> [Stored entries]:
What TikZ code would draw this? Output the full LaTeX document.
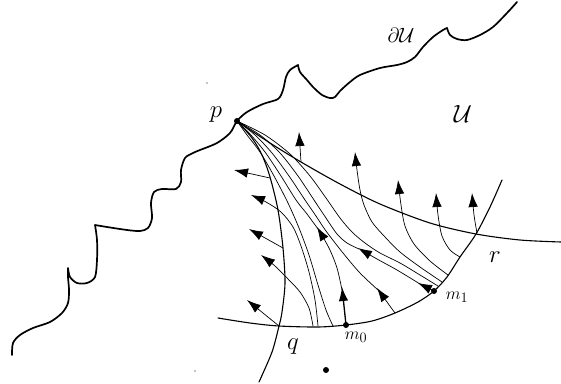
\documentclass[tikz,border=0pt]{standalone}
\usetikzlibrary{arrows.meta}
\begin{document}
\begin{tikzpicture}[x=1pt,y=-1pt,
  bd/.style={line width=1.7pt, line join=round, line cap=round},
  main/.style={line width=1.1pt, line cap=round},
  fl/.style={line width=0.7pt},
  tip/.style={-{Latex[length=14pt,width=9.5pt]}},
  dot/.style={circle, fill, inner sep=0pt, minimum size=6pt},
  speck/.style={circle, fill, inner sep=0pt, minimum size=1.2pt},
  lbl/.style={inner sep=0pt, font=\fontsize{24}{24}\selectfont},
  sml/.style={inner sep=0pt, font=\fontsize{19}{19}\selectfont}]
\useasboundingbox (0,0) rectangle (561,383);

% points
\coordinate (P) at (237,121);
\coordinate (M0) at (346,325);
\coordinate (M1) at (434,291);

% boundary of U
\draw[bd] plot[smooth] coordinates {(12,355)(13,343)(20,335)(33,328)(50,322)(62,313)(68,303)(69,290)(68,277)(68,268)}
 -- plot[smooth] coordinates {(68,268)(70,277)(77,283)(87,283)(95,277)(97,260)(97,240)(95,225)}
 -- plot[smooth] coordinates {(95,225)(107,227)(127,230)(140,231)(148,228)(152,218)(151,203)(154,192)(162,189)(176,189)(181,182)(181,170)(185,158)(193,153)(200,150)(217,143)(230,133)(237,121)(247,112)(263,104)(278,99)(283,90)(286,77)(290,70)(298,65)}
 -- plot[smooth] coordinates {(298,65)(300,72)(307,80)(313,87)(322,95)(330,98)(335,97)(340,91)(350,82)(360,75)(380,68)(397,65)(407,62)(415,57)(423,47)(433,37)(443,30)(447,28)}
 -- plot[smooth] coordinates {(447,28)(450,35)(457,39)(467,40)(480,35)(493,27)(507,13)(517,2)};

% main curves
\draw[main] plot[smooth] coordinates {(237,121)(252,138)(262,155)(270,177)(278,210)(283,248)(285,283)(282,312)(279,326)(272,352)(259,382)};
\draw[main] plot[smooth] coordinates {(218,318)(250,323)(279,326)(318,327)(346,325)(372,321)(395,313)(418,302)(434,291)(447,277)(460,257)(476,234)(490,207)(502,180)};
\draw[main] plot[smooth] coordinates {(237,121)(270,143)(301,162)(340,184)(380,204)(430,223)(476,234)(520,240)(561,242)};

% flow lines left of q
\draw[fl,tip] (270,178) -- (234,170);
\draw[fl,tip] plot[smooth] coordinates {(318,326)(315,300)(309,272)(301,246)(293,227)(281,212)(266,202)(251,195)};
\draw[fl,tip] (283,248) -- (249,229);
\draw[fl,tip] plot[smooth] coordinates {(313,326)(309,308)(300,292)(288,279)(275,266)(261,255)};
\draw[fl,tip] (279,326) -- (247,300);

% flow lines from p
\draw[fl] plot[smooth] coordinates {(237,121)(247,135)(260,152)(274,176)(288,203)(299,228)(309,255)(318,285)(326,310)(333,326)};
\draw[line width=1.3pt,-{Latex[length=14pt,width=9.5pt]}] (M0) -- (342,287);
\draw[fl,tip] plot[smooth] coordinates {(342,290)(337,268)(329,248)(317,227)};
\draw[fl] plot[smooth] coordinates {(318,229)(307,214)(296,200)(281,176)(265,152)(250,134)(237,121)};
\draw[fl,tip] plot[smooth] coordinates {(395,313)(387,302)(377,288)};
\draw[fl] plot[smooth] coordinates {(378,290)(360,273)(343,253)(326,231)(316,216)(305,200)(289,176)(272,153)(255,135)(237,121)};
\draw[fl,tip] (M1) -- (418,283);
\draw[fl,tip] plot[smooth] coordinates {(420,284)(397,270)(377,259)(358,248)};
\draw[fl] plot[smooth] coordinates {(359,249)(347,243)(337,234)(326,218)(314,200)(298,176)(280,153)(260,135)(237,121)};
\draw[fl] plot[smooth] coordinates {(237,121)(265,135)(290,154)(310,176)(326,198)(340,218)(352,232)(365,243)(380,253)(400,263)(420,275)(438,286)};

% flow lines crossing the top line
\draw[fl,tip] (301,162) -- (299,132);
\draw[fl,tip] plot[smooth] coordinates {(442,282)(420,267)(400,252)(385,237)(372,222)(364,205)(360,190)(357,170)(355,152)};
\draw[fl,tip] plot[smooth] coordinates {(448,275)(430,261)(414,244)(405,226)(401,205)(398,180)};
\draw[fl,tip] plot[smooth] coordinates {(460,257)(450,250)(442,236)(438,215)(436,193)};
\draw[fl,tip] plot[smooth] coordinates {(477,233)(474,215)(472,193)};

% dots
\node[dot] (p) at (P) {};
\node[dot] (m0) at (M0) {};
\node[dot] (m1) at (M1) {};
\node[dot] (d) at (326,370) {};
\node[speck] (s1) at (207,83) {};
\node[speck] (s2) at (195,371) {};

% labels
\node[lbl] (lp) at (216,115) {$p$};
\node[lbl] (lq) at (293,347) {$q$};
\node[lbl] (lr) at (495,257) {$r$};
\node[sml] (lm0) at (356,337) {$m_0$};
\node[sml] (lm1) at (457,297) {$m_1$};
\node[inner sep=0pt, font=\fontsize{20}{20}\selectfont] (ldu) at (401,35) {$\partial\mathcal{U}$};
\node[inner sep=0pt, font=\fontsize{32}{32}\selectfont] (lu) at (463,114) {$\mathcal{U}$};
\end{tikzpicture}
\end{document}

...

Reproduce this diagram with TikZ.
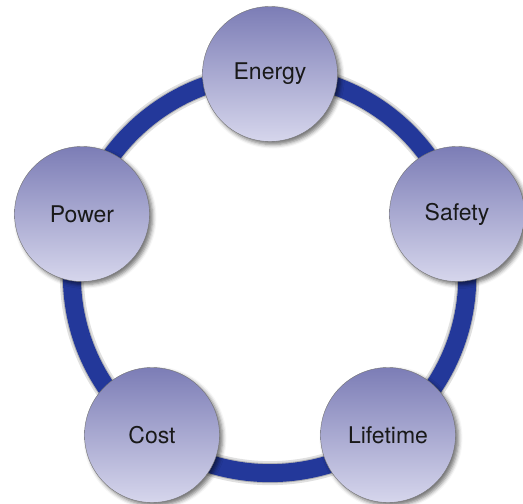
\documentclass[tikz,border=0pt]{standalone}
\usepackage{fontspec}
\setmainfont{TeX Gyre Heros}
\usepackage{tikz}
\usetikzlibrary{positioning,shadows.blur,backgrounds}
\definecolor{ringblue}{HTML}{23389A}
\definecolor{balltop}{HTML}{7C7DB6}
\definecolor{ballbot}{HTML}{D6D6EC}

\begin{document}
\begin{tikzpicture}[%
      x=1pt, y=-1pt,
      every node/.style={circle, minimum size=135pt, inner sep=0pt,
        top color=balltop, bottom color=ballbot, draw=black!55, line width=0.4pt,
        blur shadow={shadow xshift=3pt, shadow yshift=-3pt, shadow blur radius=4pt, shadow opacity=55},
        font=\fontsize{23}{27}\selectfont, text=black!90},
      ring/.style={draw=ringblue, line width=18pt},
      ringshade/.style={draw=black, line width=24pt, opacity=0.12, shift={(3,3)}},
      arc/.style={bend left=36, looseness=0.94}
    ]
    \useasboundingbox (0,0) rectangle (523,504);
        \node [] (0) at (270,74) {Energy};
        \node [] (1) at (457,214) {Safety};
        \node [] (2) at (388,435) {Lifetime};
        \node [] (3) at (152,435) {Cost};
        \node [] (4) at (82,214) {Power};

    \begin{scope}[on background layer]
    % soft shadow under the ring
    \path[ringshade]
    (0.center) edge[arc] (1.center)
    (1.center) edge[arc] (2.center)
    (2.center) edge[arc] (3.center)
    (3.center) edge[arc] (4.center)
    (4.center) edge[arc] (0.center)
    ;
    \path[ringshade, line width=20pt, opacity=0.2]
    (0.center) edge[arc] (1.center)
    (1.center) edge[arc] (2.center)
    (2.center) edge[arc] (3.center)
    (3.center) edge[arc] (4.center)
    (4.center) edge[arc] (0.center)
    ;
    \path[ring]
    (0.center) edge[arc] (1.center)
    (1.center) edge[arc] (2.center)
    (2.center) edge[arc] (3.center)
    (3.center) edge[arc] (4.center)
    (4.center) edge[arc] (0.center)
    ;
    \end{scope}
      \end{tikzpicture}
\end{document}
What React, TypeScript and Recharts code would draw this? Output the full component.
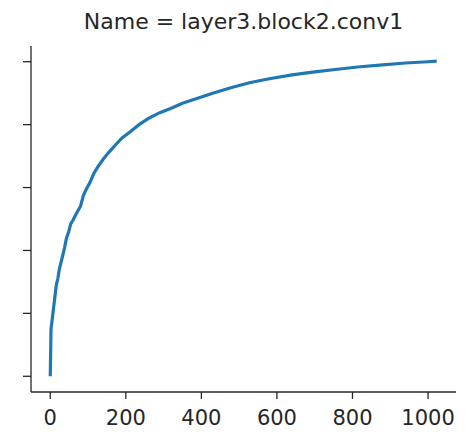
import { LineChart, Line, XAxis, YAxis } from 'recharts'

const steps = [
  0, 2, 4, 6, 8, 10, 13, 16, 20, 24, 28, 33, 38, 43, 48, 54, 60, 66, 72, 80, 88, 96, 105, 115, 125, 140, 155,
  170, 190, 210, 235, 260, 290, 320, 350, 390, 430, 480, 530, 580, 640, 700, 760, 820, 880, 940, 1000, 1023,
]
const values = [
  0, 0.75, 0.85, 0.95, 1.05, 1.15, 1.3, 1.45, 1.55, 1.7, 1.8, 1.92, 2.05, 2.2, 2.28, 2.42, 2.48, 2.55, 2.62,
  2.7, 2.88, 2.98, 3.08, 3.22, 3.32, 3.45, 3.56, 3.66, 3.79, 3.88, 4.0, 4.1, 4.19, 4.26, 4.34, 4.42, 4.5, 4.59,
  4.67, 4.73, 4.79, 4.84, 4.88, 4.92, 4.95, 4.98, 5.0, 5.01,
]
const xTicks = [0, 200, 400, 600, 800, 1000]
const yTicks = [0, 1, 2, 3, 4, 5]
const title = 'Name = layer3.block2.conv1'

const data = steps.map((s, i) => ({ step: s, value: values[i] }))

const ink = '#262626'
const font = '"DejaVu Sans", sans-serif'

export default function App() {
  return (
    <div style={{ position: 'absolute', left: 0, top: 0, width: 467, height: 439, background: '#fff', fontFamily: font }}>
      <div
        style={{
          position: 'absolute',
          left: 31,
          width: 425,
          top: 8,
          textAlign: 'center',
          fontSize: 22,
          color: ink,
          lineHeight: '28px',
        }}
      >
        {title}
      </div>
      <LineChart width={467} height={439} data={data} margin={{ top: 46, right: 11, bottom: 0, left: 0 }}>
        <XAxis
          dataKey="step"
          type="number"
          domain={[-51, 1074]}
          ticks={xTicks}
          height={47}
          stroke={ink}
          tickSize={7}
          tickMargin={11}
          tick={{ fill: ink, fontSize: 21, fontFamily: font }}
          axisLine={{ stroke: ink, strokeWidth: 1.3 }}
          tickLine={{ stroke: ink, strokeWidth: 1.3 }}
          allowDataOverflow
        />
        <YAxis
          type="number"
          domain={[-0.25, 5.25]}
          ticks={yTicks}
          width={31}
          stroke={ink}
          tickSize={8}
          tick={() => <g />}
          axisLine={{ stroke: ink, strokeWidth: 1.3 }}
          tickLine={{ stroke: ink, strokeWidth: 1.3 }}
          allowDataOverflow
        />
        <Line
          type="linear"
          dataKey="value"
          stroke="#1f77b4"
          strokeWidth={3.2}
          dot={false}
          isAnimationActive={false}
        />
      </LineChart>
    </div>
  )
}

> [REQUIRED WORK]: Beginning with the line above that contains "What TikZ code" and finishing with the line that contains "(M1) at (434,291);", print those lines exactly and only. Skip all pictures.

> [WORKED SOLUTION]:
What TikZ code would draw this? Output the full LaTeX document.
\documentclass[tikz,border=0pt]{standalone}
\usetikzlibrary{arrows.meta}
\begin{document}
\begin{tikzpicture}[x=1pt,y=-1pt,
  bd/.style={line width=1.7pt, line join=round, line cap=round},
  main/.style={line width=1.1pt, line cap=round},
  fl/.style={line width=0.7pt},
  tip/.style={-{Latex[length=14pt,width=9.5pt]}},
  dot/.style={circle, fill, inner sep=0pt, minimum size=6pt},
  speck/.style={circle, fill, inner sep=0pt, minimum size=1.2pt},
  lbl/.style={inner sep=0pt, font=\fontsize{24}{24}\selectfont},
  sml/.style={inner sep=0pt, font=\fontsize{19}{19}\selectfont}]
\useasboundingbox (0,0) rectangle (561,383);

% points
\coordinate (P) at (237,121);
\coordinate (M0) at (346,325);
\coordinate (M1) at (434,291);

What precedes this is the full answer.